* _Collected data_:

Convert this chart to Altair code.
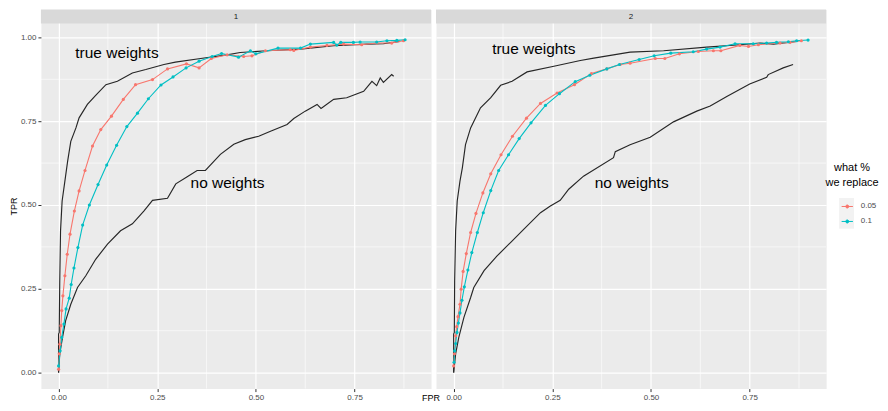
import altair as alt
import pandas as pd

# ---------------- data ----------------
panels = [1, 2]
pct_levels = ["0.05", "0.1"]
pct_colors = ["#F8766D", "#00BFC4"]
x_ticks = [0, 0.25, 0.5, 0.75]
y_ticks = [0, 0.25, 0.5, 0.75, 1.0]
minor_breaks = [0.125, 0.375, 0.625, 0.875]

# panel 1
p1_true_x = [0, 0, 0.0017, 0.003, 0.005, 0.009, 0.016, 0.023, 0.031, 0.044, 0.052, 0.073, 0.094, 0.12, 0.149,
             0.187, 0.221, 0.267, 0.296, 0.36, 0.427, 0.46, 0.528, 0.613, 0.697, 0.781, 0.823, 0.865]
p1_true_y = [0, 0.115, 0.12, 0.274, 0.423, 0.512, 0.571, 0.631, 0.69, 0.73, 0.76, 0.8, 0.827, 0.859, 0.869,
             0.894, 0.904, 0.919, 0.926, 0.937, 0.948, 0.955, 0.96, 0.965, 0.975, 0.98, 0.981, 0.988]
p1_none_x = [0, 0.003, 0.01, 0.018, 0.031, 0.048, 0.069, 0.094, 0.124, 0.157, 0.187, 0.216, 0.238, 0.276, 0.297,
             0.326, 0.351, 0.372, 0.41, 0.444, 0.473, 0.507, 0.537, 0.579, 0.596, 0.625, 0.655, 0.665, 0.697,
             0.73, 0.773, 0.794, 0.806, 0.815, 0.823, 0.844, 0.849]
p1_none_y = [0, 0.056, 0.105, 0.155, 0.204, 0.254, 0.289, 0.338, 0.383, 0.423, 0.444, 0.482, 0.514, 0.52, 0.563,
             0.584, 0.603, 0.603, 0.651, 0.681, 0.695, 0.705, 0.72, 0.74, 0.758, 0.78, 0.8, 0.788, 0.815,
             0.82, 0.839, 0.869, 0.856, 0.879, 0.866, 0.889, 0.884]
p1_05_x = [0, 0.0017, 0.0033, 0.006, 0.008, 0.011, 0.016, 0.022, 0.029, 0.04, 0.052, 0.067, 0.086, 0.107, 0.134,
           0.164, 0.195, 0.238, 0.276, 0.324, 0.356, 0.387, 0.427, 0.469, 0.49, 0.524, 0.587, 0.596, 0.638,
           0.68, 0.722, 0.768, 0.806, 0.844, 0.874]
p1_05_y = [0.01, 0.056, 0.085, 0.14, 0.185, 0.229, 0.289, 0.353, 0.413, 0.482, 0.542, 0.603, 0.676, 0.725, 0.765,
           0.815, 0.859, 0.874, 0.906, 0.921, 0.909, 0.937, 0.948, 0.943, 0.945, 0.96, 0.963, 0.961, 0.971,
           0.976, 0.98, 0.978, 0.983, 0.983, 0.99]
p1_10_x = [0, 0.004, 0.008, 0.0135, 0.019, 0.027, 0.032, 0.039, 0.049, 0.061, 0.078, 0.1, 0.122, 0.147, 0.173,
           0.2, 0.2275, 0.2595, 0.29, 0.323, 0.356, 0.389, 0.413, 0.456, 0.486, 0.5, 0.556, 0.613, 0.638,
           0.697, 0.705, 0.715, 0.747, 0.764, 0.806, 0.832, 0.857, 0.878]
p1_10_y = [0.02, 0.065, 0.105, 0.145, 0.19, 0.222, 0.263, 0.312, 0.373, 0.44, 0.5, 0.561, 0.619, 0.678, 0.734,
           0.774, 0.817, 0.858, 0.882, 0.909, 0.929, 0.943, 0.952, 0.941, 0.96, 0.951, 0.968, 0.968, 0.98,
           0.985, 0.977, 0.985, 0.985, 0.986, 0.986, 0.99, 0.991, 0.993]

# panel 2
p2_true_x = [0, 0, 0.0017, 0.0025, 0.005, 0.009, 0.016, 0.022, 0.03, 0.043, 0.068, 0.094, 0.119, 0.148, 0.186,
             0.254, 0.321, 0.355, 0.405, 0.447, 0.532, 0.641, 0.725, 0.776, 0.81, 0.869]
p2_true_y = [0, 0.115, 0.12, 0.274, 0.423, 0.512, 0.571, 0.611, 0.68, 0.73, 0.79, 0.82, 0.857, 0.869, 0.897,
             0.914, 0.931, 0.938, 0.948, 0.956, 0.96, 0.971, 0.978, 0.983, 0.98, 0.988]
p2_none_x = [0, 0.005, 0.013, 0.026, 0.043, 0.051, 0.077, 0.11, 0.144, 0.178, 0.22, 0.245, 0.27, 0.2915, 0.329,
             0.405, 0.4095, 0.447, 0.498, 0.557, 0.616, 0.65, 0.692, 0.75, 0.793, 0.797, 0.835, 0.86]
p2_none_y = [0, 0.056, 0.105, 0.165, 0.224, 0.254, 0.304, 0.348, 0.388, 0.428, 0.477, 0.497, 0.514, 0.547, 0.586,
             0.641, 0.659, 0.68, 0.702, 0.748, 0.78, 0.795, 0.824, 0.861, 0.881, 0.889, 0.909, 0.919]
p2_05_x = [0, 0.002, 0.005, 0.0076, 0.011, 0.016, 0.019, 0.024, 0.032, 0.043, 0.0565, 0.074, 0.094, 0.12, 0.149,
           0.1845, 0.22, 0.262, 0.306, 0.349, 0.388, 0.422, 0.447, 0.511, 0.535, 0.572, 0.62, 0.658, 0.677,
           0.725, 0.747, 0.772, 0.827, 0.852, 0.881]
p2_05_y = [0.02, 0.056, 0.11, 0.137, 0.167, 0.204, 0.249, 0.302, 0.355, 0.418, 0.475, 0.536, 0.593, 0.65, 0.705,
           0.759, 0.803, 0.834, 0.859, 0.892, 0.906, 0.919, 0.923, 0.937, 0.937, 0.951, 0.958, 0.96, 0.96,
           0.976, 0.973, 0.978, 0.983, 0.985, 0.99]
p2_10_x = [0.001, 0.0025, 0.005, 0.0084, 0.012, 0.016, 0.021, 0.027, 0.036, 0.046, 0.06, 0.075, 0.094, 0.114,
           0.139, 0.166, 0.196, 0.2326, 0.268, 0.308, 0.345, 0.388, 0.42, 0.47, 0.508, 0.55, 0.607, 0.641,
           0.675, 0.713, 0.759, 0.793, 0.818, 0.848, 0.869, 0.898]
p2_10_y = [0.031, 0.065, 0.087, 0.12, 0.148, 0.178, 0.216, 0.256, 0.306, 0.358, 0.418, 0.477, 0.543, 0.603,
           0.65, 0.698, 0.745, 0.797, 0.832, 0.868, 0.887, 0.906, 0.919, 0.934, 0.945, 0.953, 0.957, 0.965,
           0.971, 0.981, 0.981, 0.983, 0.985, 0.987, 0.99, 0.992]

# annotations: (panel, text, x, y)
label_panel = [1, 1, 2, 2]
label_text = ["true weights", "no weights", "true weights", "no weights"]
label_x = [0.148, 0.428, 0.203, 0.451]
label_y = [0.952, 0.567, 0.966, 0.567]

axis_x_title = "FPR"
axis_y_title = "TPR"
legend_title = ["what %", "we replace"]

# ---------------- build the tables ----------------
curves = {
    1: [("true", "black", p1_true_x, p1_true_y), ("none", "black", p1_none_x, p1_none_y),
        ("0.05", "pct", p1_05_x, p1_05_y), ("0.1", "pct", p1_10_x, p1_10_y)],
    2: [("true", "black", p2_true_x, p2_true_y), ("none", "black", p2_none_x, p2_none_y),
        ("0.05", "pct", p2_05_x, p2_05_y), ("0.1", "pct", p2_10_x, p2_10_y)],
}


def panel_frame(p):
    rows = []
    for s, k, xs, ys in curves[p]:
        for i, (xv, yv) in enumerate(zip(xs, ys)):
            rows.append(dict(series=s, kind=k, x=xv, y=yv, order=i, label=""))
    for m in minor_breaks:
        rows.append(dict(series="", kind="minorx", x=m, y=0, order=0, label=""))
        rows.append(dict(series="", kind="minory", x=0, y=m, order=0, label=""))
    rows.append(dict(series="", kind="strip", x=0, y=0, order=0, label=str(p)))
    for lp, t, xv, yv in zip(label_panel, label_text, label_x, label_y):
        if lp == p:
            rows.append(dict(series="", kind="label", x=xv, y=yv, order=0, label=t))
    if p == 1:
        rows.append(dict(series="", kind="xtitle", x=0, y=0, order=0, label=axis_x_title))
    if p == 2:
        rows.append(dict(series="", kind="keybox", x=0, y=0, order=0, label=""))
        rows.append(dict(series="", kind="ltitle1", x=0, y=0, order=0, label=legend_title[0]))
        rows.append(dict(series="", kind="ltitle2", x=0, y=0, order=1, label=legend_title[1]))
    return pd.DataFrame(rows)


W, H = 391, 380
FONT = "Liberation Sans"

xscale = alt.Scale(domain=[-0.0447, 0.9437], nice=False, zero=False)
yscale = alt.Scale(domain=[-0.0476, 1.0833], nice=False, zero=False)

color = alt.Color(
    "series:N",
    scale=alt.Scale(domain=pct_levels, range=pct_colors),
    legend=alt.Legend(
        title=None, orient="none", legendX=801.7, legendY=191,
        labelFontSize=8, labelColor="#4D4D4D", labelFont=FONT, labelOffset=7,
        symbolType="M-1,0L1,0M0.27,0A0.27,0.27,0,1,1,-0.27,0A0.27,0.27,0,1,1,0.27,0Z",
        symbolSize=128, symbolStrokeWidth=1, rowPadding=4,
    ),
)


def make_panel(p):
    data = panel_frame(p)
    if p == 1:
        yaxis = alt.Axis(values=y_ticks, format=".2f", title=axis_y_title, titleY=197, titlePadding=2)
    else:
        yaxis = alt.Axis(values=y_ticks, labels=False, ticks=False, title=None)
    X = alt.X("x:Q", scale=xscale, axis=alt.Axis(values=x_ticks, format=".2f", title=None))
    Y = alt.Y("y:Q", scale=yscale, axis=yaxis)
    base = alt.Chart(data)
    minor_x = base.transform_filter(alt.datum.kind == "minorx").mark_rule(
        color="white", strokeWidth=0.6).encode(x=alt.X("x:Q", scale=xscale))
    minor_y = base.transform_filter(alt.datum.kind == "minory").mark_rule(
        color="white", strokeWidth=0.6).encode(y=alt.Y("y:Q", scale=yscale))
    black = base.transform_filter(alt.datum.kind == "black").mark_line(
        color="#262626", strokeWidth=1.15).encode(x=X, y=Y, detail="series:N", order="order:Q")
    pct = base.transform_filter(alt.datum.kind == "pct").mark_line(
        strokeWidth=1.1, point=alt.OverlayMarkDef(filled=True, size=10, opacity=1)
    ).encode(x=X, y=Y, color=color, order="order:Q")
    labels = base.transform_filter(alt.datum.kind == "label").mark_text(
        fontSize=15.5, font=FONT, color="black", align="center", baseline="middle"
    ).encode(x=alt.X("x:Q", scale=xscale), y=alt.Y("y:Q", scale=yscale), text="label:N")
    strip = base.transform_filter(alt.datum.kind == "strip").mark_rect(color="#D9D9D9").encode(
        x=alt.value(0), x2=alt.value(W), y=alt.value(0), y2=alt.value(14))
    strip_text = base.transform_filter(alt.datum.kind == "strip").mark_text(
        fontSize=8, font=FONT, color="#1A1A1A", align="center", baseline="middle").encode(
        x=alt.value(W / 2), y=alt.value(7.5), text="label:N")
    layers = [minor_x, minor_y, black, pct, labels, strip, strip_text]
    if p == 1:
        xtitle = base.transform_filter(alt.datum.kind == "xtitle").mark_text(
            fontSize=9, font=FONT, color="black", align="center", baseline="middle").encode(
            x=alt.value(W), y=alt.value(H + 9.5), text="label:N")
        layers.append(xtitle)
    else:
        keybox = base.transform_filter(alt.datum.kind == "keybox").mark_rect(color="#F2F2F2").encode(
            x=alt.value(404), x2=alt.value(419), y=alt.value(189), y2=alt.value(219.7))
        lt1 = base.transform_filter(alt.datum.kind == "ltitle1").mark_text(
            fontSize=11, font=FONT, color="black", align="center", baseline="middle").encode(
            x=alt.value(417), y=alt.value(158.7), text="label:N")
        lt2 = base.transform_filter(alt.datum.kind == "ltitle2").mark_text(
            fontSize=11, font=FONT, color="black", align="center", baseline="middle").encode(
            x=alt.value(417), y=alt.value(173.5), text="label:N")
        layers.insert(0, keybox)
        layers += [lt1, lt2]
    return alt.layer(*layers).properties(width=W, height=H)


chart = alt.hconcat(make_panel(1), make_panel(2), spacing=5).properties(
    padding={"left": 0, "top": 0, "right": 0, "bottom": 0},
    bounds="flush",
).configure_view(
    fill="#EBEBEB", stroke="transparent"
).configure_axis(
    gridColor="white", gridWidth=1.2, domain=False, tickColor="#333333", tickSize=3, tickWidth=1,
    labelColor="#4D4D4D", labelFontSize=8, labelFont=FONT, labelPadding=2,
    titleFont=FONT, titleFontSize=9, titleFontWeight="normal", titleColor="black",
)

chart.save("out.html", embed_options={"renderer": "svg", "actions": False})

* _What you have to do_:
Write out the lines from the start of the material to the line with "import pandas as pd", inclusive and exactly. Skip the pictures.

* _Complete response_:
Convert this chart to Altair code.
import altair as alt
import pandas as pd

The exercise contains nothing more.